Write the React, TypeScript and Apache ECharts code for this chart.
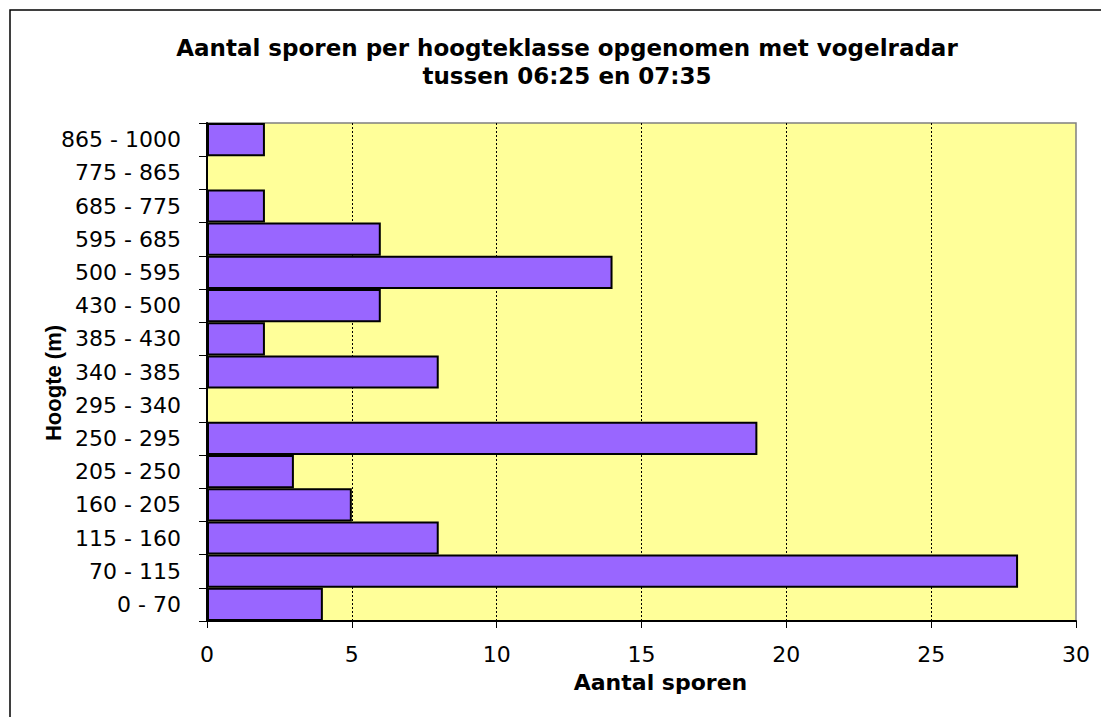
import React, { useEffect, useRef } from "react";
import * as echarts from "echarts";

const titleLines = [
  "Aantal sporen per hoogteklasse opgenomen met vogelradar",
  "tussen 06:25 en 07:35",
];
const categories = [
  "0 - 70",
  "70 - 115",
  "115 - 160",
  "160 - 205",
  "205 - 250",
  "250 - 295",
  "295 - 340",
  "340 - 385",
  "385 - 430",
  "430 - 500",
  "500 - 595",
  "595 - 685",
  "685 - 775",
  "775 - 865",
  "865 - 1000",
];
const sporen = [4, 28, 8, 5, 3, 19, 0, 8, 2, 6, 14, 6, 2, 0, 2];
const xAxisName = "Aantal sporen";
const yAxisName = "Hoogte (m)";

export default function App() {
  const ref = useRef<HTMLDivElement>(null);
  useEffect(() => {
    if (!ref.current) return;
    const chart = echarts.init(ref.current, undefined, { renderer: "svg" });
    chart.setOption({
      animation: false,
      backgroundColor: "#ffffff",
      title: {
        text: titleLines.join("\n"),
        left: 567,
        top: 34,
        textAlign: "center",
        padding: 0,
        textStyle: {
          fontFamily: "DejaVu Sans",
          fontWeight: "bold",
          fontSize: 23,
          lineHeight: 28,
          color: "#000",
        },
      },
      graphic: [
        {
          type: "rect",
          shape: { x: 10, y: 10, width: 1300, height: 1000 },
          style: { fill: "none", stroke: "#000", lineWidth: 1.5 },
          silent: true,
        },
      ],
      grid: {
        left: 207,
        top: 123,
        right: 25,
        bottom: 96,
        show: true,
        backgroundColor: "#FFFF99",
        borderColor: "#808080",
        borderWidth: 1.5,
        containLabel: false,
      },
      xAxis: {
        type: "value",
        min: 0,
        max: 30,
        interval: 5,
        name: xAxisName,
        nameLocation: "middle",
        nameGap: 50,
        nameMoveOverlap: false,
        nameTextStyle: {
          fontFamily: "DejaVu Sans",
          fontWeight: "bold",
          fontSize: 22,
          color: "#000",
          padding: [0, 0, 0, 38],
        },
        axisLine: { show: true, lineStyle: { color: "#000", width: 2 } },
        axisTick: { show: true, length: 7, lineStyle: { color: "#000", width: 1 } },
        axisLabel: {
          fontFamily: "DejaVu Sans",
          fontSize: 22,
          color: "#000",
          margin: 22,
        },
        splitLine: {
          show: true,
          showMinLine: false,
          showMaxLine: false,
          lineStyle: { color: "#000", width: 1, type: [2, 2] },
        },
      },
      yAxis: {
        type: "category",
        data: categories,
        name: yAxisName,
        nameLocation: "middle",
        nameRotate: 90,
        nameGap: 143,
        nameMoveOverlap: false,
        nameTextStyle: {
          fontFamily: "Liberation Sans",
          fontWeight: "bold",
          fontSize: 22,
          color: "#000",
          padding: [0, 22, 0, 0],
        },
        axisLine: { show: true, lineStyle: { color: "#000", width: 2 } },
        axisTick: { show: true, length: 8, lineStyle: { color: "#000", width: 1 } },
        axisLabel: {
          fontFamily: "DejaVu Sans",
          fontSize: 22,
          color: "#000",
          margin: 26,
        },
        splitLine: { show: false },
      },
      series: [
        {
          type: "bar",
          data: sporen,
          barCategoryGap: "0%",
          itemStyle: { color: "#9966FF", borderColor: "#000", borderWidth: 2 },
        },
      ],
    });
    return () => chart.dispose();
  }, []);
  return (
    <div
      ref={ref}
      style={{ position: "fixed", left: 0, top: 0, width: 1101, height: 717 }}
    />
  );
}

* _WRITTEN PROBLEM_:
Copy the material above exactly and drop the pictures.

* _TASK RESPONSE_:
Write the React, TypeScript and Apache ECharts code for this chart.
import React, { useEffect, useRef } from "react";
import * as echarts from "echarts";

const titleLines = [
  "Aantal sporen per hoogteklasse opgenomen met vogelradar",
  "tussen 06:25 en 07:35",
];
const categories = [
  "0 - 70",
  "70 - 115",
  "115 - 160",
  "160 - 205",
  "205 - 250",
  "250 - 295",
  "295 - 340",
  "340 - 385",
  "385 - 430",
  "430 - 500",
  "500 - 595",
  "595 - 685",
  "685 - 775",
  "775 - 865",
  "865 - 1000",
];
const sporen = [4, 28, 8, 5, 3, 19, 0, 8, 2, 6, 14, 6, 2, 0, 2];
const xAxisName = "Aantal sporen";
const yAxisName = "Hoogte (m)";

export default function App() {
  const ref = useRef<HTMLDivElement>(null);
  useEffect(() => {
    if (!ref.current) return;
    const chart = echarts.init(ref.current, undefined, { renderer: "svg" });
    chart.setOption({
      animation: false,
      backgroundColor: "#ffffff",
      title: {
        text: titleLines.join("\n"),
        left: 567,
        top: 34,
        textAlign: "center",
        padding: 0,
        textStyle: {
          fontFamily: "DejaVu Sans",
          fontWeight: "bold",
          fontSize: 23,
          lineHeight: 28,
          color: "#000",
        },
      },
      graphic: [
        {
          type: "rect",
          shape: { x: 10, y: 10, width: 1300, height: 1000 },
          style: { fill: "none", stroke: "#000", lineWidth: 1.5 },
          silent: true,
        },
      ],
      grid: {
        left: 207,
        top: 123,
        right: 25,
        bottom: 96,
        show: true,
        backgroundColor: "#FFFF99",
        borderColor: "#808080",
        borderWidth: 1.5,
        containLabel: false,
      },
      xAxis: {
        type: "value",
        min: 0,
        max: 30,
        interval: 5,
        name: xAxisName,
        nameLocation: "middle",
        nameGap: 50,
        nameMoveOverlap: false,
        nameTextStyle: {
          fontFamily: "DejaVu Sans",
          fontWeight: "bold",
          fontSize: 22,
          color: "#000",
          padding: [0, 0, 0, 38],
        },
        axisLine: { show: true, lineStyle: { color: "#000", width: 2 } },
        axisTick: { show: true, length: 7, lineStyle: { color: "#000", width: 1 } },
        axisLabel: {
          fontFamily: "DejaVu Sans",
          fontSize: 22,
          color: "#000",
          margin: 22,
        },
        splitLine: {
          show: true,
          showMinLine: false,
          showMaxLine: false,
          lineStyle: { color: "#000", width: 1, type: [2, 2] },
        },
      },
      yAxis: {
        type: "category",
        data: categories,
        name: yAxisName,
        nameLocation: "middle",
        nameRotate: 90,
        nameGap: 143,
        nameMoveOverlap: false,
        nameTextStyle: {
          fontFamily: "Liberation Sans",
          fontWeight: "bold",
          fontSize: 22,
          color: "#000",
          padding: [0, 22, 0, 0],
        },
        axisLine: { show: true, lineStyle: { color: "#000", width: 2 } },
        axisTick: { show: true, length: 8, lineStyle: { color: "#000", width: 1 } },
        axisLabel: {
          fontFamily: "DejaVu Sans",
          fontSize: 22,
          color: "#000",
          margin: 26,
        },
        splitLine: { show: false },
      },
      series: [
        {
          type: "bar",
          data: sporen,
          barCategoryGap: "0%",
          itemStyle: { color: "#9966FF", borderColor: "#000", borderWidth: 2 },
        },
      ],
    });
    return () => chart.dispose();
  }, []);
  return (
    <div
      ref={ref}
      style={{ position: "fixed", left: 0, top: 0, width: 1101, height: 717 }}
    />
  );
}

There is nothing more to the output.